= Carbon Creative =

Australian creative agency

Carbon Creative is an Indigenous-owned creative agency based in Brisbane, Australia. The agency was founded in 2006 and produces creative content "to help close the gap between Indigenous and non-Indigenous people" of Australia, shift perceptions of Indigenous communities that centre around negative stereotypes and economic and social disadvantage, and increase representation of First Nations Australians within Australian society.

== History ==
The agency was founded "around a kitchen table in 2006" by Wayne Denning under the name Carbon Media to showcase the arts and culture of Australia's Aboriginal and Torres Strait Islander people, and to create more positive representation of First Nations people in the Australian mainstream media. Denning stated that while Carbon Media was founded as a for-profit business to ensure ongoing viability, it was established with "a philosophy of social entrepreneurship", and the intent of giving back to the First Nations community of Australia.

In 2006, the agency created Australia's first Indigenous children's television series, Letterbox, which was released through ABC3 and NITV. The show was produced to help improve spelling and literacy, and provide positive indigenous role models amongst First Nations children.

In 2010, Carbon Media was a finalist in the Lord Mayor's Brisbane Business Awards.

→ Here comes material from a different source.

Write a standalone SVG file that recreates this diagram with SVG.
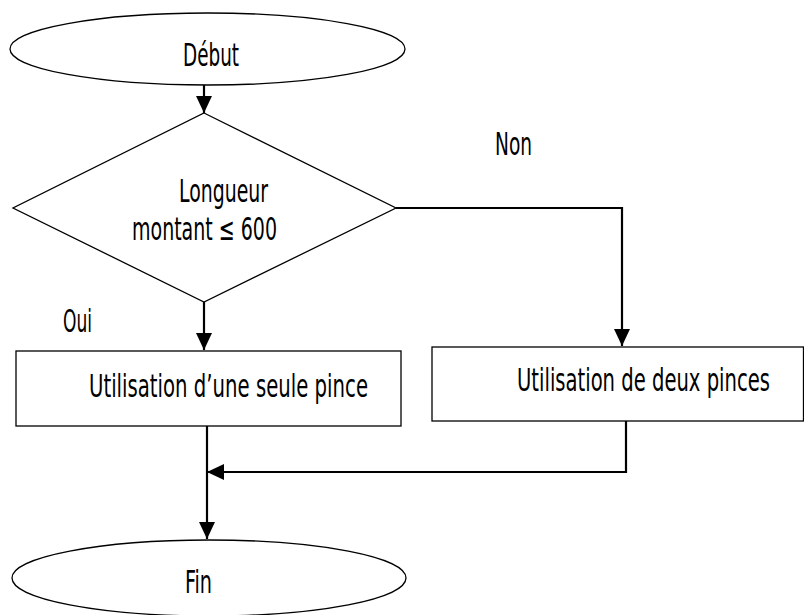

In 2013, Carbon Media was one of four companies that received a portion of US$2.2million in funding as part of Screen Australia's 2013 Enterprise program that supports Australian content producers.

== Cultural impact ==
In 2013, Carbon Creative became the first Australian production company to work with Children's Television Workshop program Sesame Street. Starring First Nations musician Jessica Mauboy, "5 Kangaroos" has been broadcast to over 780 million people in over 140 countries. The song clip debuted in January 2014 in the US, and was screened in Australia in March of the same year. Part of a segment titled Cookie's Crumby Pictures that seeks to teach children to count using kangaroos and boomerangs as visual tools, "5 Kangaroos" was the first Australian song—and the first Indigenous Australian song—to be included on Sesame Street, and features children from Yipirinya State Primary School in Alice Springs in the Northern Territory.

Carbon Creative partnered with SBS's Internal Education Services to produce SBS's online course on Aboriginal and Torres Strait Islander inclusion. It is one of several modules designed to educate Australian students and workers to create more inclusive Australian workplaces.

Carbon Creative are advocates for the growth of First Nations-owned businesses, and have created awareness within the Indigenous community of Australia around the accessibility of First Nations people starting small businesses.

The agency partnered with healthcare company Headspace in 2021 to create a campaign promoting mental health awareness in efforts to reduce youth suicide rates within Aboriginal and Torres Strait Islander communities.

The agency was also involved in information dissemination during the COVID-19 pandemic in Australia. It was initially contracted to design pandemic safety adverts during 2020. In 2021, it was subsequently engaged by the Australian Government Department of Health to produce a campaign encouraging Aboriginal and Torres Strait Islanders to get vaccinated against the COVID-19 virus. At the time of the campaign's release on 25 October 2021, only 45.15% of the Aboriginal and Torres Strait Islander population were fully vaccinated against COVID-19, compared to 73.4% of Australia's population over 16 years of age as of 24 October 2021. The campaign sought to inspire and remind First Nations Australians to get vaccinated, and featured Indigenous celebrities including rapper Baker Boy, William Barton, chef Nornie Bero, model Samantha Harris, artist Tori-Jay Mordey and Paralympian Amanda Reid.